The input:
#####
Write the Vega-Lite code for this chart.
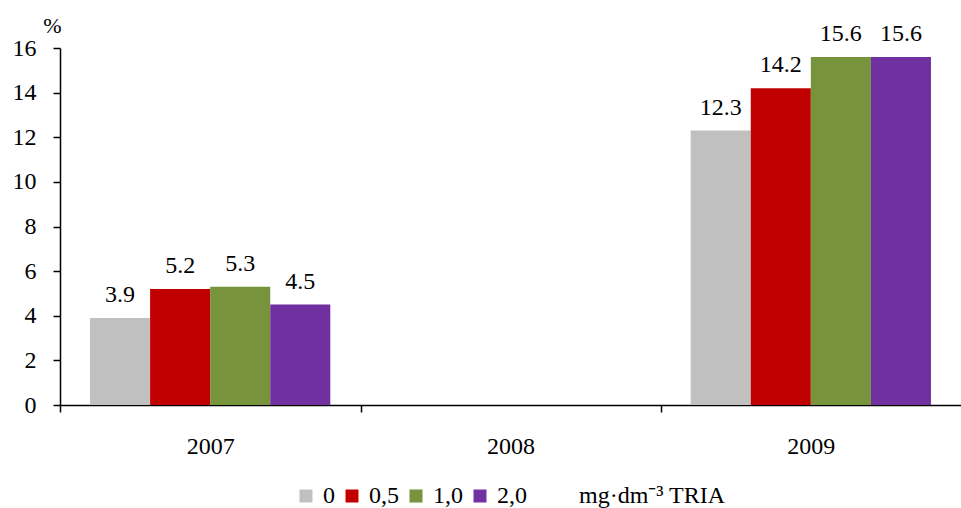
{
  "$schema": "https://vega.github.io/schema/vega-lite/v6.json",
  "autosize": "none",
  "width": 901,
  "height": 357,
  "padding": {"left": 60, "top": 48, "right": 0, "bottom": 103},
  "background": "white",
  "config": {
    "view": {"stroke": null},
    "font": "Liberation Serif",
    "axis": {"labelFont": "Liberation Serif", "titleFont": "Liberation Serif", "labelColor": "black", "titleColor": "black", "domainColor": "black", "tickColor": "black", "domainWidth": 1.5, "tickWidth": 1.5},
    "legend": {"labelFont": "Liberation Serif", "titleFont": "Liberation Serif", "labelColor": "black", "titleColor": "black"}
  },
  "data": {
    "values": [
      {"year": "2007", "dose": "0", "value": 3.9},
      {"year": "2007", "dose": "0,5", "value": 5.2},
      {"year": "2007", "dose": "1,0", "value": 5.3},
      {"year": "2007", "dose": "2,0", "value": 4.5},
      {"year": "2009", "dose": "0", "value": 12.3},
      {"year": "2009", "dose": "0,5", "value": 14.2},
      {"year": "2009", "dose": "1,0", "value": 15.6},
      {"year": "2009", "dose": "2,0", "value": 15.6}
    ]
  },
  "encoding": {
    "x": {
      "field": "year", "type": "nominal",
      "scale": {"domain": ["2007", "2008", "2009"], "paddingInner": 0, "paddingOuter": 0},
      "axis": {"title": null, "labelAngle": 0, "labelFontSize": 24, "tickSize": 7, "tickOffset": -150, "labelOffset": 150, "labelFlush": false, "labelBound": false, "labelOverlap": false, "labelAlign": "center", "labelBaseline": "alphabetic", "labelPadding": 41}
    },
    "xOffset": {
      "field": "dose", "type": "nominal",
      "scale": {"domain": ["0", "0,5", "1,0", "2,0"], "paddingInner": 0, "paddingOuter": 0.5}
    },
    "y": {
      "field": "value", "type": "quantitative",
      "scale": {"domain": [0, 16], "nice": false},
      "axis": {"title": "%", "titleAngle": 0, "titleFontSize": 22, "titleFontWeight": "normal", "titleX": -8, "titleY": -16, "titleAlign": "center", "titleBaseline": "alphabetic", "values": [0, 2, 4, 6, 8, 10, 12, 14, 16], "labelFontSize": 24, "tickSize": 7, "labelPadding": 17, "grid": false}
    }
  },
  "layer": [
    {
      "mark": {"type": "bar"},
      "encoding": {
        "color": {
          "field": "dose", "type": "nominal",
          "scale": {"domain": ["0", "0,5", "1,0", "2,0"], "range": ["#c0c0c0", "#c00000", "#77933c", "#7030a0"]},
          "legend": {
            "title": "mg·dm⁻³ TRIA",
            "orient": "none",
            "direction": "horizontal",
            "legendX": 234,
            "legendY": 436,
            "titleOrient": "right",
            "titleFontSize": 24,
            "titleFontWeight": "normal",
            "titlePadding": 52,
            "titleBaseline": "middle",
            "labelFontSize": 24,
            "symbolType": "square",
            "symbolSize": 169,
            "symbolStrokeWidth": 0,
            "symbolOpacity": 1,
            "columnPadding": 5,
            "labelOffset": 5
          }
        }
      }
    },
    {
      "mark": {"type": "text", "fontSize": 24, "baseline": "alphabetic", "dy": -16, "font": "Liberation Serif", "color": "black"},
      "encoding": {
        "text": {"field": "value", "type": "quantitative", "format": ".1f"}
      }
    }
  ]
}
#####
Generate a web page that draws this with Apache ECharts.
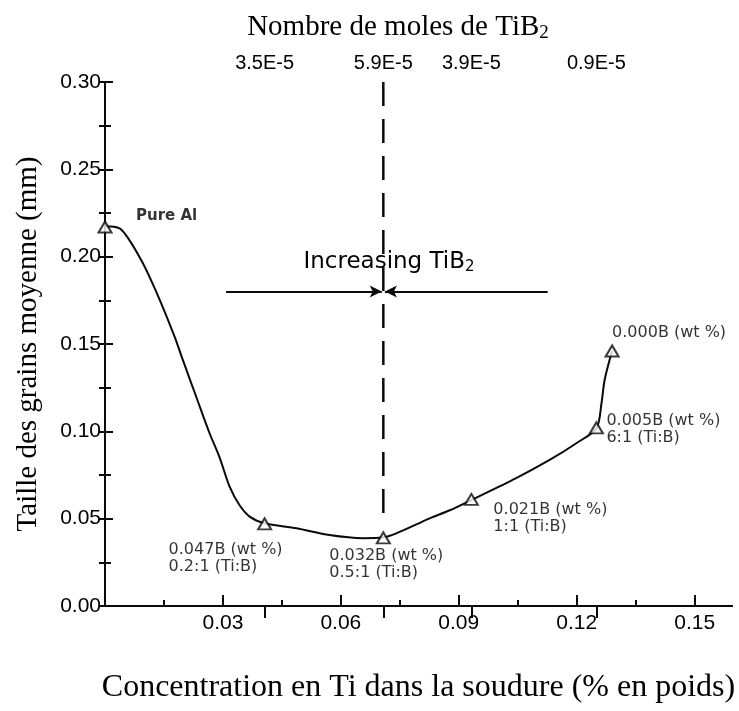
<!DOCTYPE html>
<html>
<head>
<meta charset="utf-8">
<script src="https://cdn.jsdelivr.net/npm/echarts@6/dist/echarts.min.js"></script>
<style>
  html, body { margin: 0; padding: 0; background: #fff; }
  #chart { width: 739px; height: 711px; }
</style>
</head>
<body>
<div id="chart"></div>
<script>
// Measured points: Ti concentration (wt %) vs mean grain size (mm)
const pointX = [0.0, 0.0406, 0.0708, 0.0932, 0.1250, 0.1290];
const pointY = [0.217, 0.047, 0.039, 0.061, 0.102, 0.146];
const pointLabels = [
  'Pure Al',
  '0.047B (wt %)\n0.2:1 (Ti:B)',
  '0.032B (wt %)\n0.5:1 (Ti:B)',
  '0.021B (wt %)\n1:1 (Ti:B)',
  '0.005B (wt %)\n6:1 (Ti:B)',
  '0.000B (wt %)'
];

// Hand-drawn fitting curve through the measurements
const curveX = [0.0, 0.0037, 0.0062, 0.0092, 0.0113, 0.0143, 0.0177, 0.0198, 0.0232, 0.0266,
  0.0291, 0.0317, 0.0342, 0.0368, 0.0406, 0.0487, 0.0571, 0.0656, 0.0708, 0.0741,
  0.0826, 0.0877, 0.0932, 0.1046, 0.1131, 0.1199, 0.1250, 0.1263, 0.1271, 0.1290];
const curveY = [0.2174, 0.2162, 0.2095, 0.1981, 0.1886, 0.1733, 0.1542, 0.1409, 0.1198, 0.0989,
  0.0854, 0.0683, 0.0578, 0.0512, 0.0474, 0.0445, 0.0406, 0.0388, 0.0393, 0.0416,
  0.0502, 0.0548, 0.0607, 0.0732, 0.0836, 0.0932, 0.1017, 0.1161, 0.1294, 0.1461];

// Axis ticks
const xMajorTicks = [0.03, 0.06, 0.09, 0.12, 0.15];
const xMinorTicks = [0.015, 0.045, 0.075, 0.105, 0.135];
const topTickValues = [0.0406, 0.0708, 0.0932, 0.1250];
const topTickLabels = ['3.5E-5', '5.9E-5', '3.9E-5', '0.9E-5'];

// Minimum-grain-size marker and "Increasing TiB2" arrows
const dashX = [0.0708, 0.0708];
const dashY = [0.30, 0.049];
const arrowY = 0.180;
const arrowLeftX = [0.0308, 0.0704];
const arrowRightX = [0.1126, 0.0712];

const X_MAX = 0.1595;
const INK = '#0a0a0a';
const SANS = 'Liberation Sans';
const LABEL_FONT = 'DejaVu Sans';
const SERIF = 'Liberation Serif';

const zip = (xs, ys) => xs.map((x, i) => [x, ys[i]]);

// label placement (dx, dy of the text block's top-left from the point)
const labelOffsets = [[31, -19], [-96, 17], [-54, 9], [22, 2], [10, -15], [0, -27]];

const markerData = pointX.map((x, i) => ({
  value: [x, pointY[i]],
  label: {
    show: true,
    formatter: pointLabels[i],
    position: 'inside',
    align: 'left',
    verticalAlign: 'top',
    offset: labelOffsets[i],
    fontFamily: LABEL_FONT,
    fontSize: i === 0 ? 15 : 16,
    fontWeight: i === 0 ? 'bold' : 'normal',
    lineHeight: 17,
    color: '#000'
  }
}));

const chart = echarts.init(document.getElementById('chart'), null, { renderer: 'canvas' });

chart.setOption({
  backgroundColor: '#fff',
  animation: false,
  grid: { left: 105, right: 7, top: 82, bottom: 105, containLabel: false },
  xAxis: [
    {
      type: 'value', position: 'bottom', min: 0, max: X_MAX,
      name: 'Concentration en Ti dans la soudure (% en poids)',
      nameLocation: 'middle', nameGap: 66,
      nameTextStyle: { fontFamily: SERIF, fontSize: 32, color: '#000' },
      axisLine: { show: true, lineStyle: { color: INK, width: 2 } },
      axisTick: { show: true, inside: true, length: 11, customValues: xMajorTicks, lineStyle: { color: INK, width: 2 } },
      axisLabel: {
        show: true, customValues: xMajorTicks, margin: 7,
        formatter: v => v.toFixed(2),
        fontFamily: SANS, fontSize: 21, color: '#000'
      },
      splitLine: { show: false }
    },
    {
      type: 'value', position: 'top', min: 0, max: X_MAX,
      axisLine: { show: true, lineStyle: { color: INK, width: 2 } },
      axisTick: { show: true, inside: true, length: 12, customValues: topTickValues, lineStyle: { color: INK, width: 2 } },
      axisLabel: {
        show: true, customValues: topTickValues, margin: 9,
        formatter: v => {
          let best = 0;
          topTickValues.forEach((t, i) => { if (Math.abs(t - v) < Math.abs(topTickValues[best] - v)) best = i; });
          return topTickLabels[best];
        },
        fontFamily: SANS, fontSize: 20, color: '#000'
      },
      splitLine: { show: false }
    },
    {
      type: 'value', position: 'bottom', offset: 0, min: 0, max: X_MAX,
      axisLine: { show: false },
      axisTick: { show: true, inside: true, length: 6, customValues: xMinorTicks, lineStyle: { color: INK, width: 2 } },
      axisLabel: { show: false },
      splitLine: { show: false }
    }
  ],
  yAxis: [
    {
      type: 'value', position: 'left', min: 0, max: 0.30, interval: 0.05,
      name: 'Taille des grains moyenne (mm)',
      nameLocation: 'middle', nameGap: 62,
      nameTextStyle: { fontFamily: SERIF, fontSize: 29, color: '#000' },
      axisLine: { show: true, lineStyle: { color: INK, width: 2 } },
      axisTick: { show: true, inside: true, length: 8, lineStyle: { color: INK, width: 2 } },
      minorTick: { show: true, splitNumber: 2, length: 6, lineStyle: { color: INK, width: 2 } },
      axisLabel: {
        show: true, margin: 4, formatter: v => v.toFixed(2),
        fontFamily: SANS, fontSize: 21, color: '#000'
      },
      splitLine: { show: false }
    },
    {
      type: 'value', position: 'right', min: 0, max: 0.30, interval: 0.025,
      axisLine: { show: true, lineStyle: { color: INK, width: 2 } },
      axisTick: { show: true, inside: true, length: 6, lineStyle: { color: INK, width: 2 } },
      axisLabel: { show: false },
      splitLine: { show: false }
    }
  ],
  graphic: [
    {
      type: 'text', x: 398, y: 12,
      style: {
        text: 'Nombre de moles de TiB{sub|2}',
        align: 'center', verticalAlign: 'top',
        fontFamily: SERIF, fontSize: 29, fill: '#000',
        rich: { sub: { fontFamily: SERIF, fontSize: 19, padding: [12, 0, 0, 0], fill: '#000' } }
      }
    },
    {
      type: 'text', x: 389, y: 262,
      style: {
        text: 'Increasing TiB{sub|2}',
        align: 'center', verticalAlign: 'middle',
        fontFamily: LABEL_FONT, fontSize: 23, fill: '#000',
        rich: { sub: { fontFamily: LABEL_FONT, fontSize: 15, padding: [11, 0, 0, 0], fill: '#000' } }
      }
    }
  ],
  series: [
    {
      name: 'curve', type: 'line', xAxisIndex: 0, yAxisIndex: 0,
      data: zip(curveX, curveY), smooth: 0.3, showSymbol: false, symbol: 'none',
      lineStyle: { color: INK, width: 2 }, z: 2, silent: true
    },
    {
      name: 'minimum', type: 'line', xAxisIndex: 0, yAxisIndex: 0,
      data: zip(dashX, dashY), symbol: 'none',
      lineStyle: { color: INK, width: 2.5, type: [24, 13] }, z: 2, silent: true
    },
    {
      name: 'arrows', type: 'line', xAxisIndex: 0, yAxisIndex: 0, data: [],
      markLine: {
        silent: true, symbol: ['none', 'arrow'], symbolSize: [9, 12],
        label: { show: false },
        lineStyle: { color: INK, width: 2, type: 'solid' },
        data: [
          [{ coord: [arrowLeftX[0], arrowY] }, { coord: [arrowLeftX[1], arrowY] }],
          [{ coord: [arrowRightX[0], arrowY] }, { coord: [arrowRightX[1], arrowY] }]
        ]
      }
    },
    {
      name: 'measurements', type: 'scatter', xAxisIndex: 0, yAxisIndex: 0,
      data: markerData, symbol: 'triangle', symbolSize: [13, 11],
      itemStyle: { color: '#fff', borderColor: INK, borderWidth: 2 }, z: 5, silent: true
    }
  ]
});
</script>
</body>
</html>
#####
What you need to do:
Pull every line containing the word "this" out of the material.

Expected answer:
Write the Vega-Lite code for this chart.
Generate a web page that draws this with Apache ECharts.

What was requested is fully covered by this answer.